问题
What is the proper way to parallelize a multi-dimensional embarrassingly parallel loop in OpenMP? The number of dimensions is known at compile-time, but which dimensions will be large is not. Any of them may be one, two, or a million. Surely I don't want N omp parallel
's for an N-dimensional loop...
Thoughts:
The problem is conceptually simple. Only the outermost 'large' loop needs to be parallelized, but the loop dimensions are unknown at compile-time and may change.
Will dynamically setting
omp_set_num_threads(1)
and#pragma omp for schedule(static, huge_number)

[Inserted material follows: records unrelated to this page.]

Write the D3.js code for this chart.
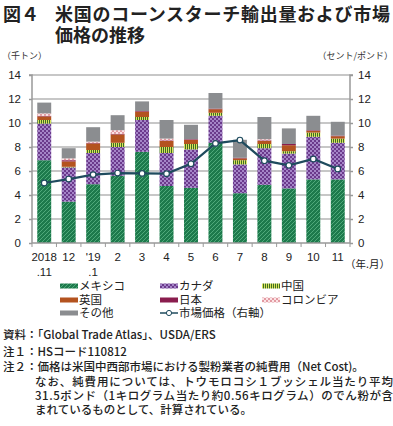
<!DOCTYPE html>
<html><head><meta charset="utf-8">
<script src="https://cdn.jsdelivr.net/npm/d3@7"></script>
<style>
body{margin:0;background:#fff;}
svg{display:block;}
text{font-family:"Noto Sans CJK JP","Noto Sans",sans-serif;}
.num{font-family:"Liberation Sans",Arial,sans-serif;}
</style></head>
<body><svg id="c" width="393" height="426"></svg>
<script>
const months = ["2018","12","'19","2","3","4","5","6","7","8","9","10","11"];
const months2 = [".11","",".1","","","","","","","","","",""];
const mexico   = [6.9,3.45,4.9,5.6,7.6,4.75,4.6,8.35,4.15,4.85,4.55,5.3,5.3];
const canada   = [3.05,2.85,2.6,2.4,2.65,2.75,3.2,2.25,2.4,3.05,2.9,3.55,3.05];
const china    = [0.3,0.05,0.25,0.35,0.25,0.5,0.45,0.25,0.35,0.35,0.2,0.35,0.35];
const uk       = [0.3,0.45,0.55,0.7,0.45,0.5,0.35,0.3,0.15,0.25,0.5,0.15,0.2];
const japan    = [0.05,0.1,0.05,0.05,0.05,0.05,0.05,0.05,0.05,0.05,0.1,0.05,0.05];
const colombia = [0.2,0.15,0.1,0.3,0.0,0.15,0.0,0.0,0.0,0.1,0.0,0.0,0.0];
const other    = [0.9,0.85,1.2,1.25,0.8,1.55,1.2,1.3,1.5,1.85,1.3,1.2,1.15];
const price    = [5.0,5.33,5.7,5.83,5.8,5.78,6.6,8.3,8.58,6.86,6.47,7.0,6.17];
const yTicks = [0,2,4,6,8,10,12,14];
const seriesNames = ["メキシコ","カナダ","中国","英国","日本","コロンビア","その他"];
const seriesKeys = ["mexico","canada","china","uk","japan","colombia","other"];
const seriesData = {mexico,canada,china,uk,japan,colombia,other};

const svg = d3.select("#c");
const defs = svg.append("defs");
function pat(id,w,h,bg,draw){
  const p = defs.append("pattern").attr("id",id).attr("width",w).attr("height",h).attr("patternUnits","userSpaceOnUse");
  p.append("rect").attr("width",w).attr("height",h).attr("fill",bg);
  draw(p);
}
pat("pMex",4,4,"#1d7a4c",p=>{p.append("path").attr("d","M0,4 L4,0 M-1,1 L1,-1 M3,5 L5,3").attr("stroke","#4fa97a").attr("stroke-width",1);});
pat("pCan",4,4,"#6b3a8c",p=>{p.append("rect").attr("x",0).attr("y",0).attr("width",2).attr("height",2).attr("fill","#a585c8");p.append("rect").attr("x",2).attr("y",2).attr("width",2).attr("height",2).attr("fill","#a585c8");});
pat("pChn",2,4,"#3f6e22",p=>{p.append("rect").attr("x",0).attr("y",0).attr("width",1).attr("height",4).attr("fill","#d9e35c");});
pat("pCol",4,4,"#e29aa2",p=>{p.append("rect").attr("x",0).attr("y",0).attr("width",2).attr("height",2).attr("fill","#fbe3e5");p.append("rect").attr("x",2).attr("y",2).attr("width",2).attr("height",2).attr("fill","#fbe3e5");});
const fills = {mexico:"url(#pMex)",canada:"url(#pCan)",china:"url(#pChn)",uk:"#b4531f",japan:"#8a1d4e",colombia:"url(#pCol)",other:"#8b8d90"};

const pL=32,pR=350,pT=75,pB=243;
const x = d3.scaleBand().domain(months.map((m,i)=>i)).range([pL,pR]).paddingInner(0.43).paddingOuter(0.215);
const y = d3.scaleLinear().domain([0,14]).range([pB,pT]);

// title
svg.append("text").attr("x",3).attr("y",20.5).attr("font-size",18).attr("font-weight",700).attr("fill","#222").text("図４");
svg.append("text").attr("x",55).attr("y",20.5).attr("font-size",18).attr("font-weight",700).attr("fill","#222").attr("textLength",335).text("米国のコーンスターチ輸出量および市場");
svg.append("text").attr("x",55).attr("y",42).attr("font-size",18).attr("font-weight",700).attr("fill","#222").text("価格の推移");
svg.append("text").attr("x",2).attr("y",59).attr("font-size",9).attr("fill","#333").text("（千トン）");
svg.append("text").attr("x",393).attr("y",59).attr("text-anchor","end").attr("font-size",9).attr("fill","#333").text("（セント/ポンド）");

// gridlines
svg.append("g").selectAll("line").data(yTicks.filter(d=>d>0)).join("line")
  .attr("x1",pL).attr("x2",pR).attr("y1",d=>y(d)).attr("y2",d=>y(d))
  .attr("stroke","#b5b5b5").attr("stroke-width",1.3);

// stacked bars
const rows = months.map((m,i)=>{const o={i}; seriesKeys.forEach(k=>o[k]=seriesData[k][i]); return o;});
const stack = d3.stack().keys(seriesKeys)(rows);
svg.append("g").selectAll("g").data(stack).join("g").attr("fill",s=>fills[s.key])
  .selectAll("rect").data(s=>s).join("rect")
  .attr("x",d=>x(d.data.i)).attr("width",x.bandwidth())
  .attr("y",d=>y(d[1])).attr("height",d=>Math.max(0,y(d[0])-y(d[1])));

// axes
const axL = svg.append("g").attr("transform",`translate(${pL},0)`).call(d3.axisLeft(y).tickValues(yTicks).tickSize(3).tickPadding(8));
const axR = svg.append("g").attr("transform",`translate(${pR},0)`).call(d3.axisRight(y).tickValues(yTicks).tickSize(3).tickPadding(5));
[axL,axR].forEach((a,ai)=>{a.selectAll("path,line").attr("stroke","#999").attr("stroke-width",1.5);a.selectAll("text").attr("class","num").attr("font-size",11.5).attr("fill","#222");a.select(".domain").attr("d",ai===0?`M-3,${pT}H0V${pB}`:`M3,${pT}H0V${pB}`);});
// x axis
svg.append("line").attr("x1",pL).attr("x2",pR).attr("y1",pB).attr("y2",pB).attr("stroke","#999").attr("stroke-width",1.5);
const step = x.step();
svg.append("g").selectAll("line").data(d3.range(months.length+1)).join("line")
  .attr("x1",d=>pL+d*step).attr("x2",d=>pL+d*step).attr("y1",pB).attr("y2",pB+4)
  .attr("stroke","#999").attr("stroke-width",1);
svg.append("g").selectAll("text").data(months).join("text").attr("class","num")
  .attr("x",(d,i)=>x(i)+x.bandwidth()/2).attr("y",261).attr("text-anchor","middle").attr("font-size",11.5).attr("fill","#222").text(d=>d);
svg.append("g").selectAll("text").data(months2).join("text").attr("class","num")
  .attr("x",(d,i)=>x(i)+x.bandwidth()/2).attr("y",276).attr("text-anchor","middle").attr("font-size",11.5).attr("fill","#222").text(d=>d);
svg.append("text").attr("x",345).attr("y",268).attr("font-size",10.5).attr("fill","#222").text("（年.月）");

// price line
const line = d3.line().x((d,i)=>x(i)+x.bandwidth()/2).y(d=>y(d));
svg.append("path").datum(price).attr("d",line).attr("fill","none").attr("stroke","#1f4b5e").attr("stroke-width",2.2);
svg.append("g").selectAll("circle").data(price).join("circle")
  .attr("cx",(d,i)=>x(i)+x.bandwidth()/2).attr("cy",d=>y(d)).attr("r",2.8)
  .attr("fill","#fff").attr("stroke","#1f4b5e").attr("stroke-width",1.2);

// legend
const colX=[60,160,262], rowY=[286,300,313];
const legItems = seriesKeys.map((k,i)=>({k,name:seriesNames[i]}));
const order = [["mexico","canada","china"],["uk","japan","colombia"],["other","price"]];
order.forEach((r,ri)=>r.forEach((k,ci)=>{
  const g = svg.append("g");
  const xx=colX[ci], yy=rowY[ri];
  if(k==="price"){
    g.append("line").attr("x1",xx).attr("x2",xx+18).attr("y1",yy).attr("y2",yy).attr("stroke","#1f4b5e").attr("stroke-width",1.5);
    g.append("circle").attr("cx",xx+9).attr("cy",yy).attr("r",2.6).attr("fill","#fff").attr("stroke","#1f4b5e").attr("stroke-width",1);
    g.append("text").attr("x",xx+19).attr("y",yy+4.2).attr("font-size",11.5).attr("fill","#222").text("市場価格（右軸）");
  } else {
    g.append("rect").attr("x",xx).attr("y",yy-2.5).attr("width",18).attr("height",5).attr("fill",fills[k]);
    g.append("text").attr("x",xx+19).attr("y",yy+4.2).attr("font-size",11.5).attr("fill","#222").text(legItems.find(o=>o.k===k).name);
  }
}));

// notes
const notes = [
  {x:3,y:339,t:"資料：「Global Trade Atlas」、USDA/ERS"},
  {x:3,y:356,t:"注１：HSコード110812"},
  {x:3,y:371,t:"注２：価格は米国中西部市場における製粉業者の純費用（Net Cost)。"},
  {x:35,y:386,t:"なお、純費用については、トウモロコシ１ブッシェル当たり平均",w:358},
  {x:35,y:400,t:"31.5ポンド（1キログラム当たり約0.56キログラム）のでん粉が含",w:358},
  {x:35,y:414,t:"まれているものとして、計算されている。"}
];
notes.forEach(n=>{const t=svg.append("text").attr("x",n.x).attr("y",n.y).attr("font-size",11.5).attr("font-weight",500).attr("fill","#222").text(n.t); if(n.w) t.attr("textLength",n.w).attr("lengthAdjust","spacing");});
</script></body></html>
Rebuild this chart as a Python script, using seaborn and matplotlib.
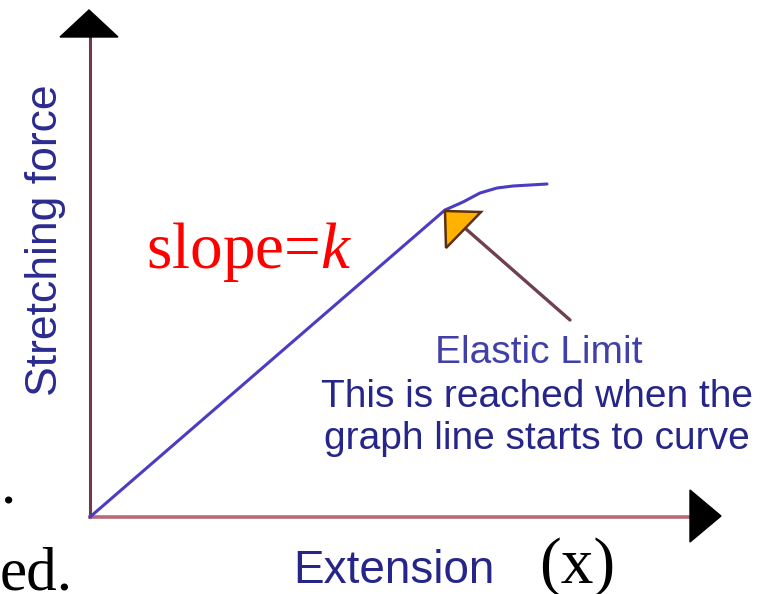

make certain loop parallelizations a no-op? Will this have undesired side-effects/overhead? Feels like a kludge.The OpenMP Specification (2.10, A.38, A.39) tells the difference between conforming and non-conforming nested parallelism, but doesn't suggest the best approach to this problem.
Re-ordering the loops is possible but may result in a lot of cache-misses. Unrolling is possible but non-trivial. Is there another way?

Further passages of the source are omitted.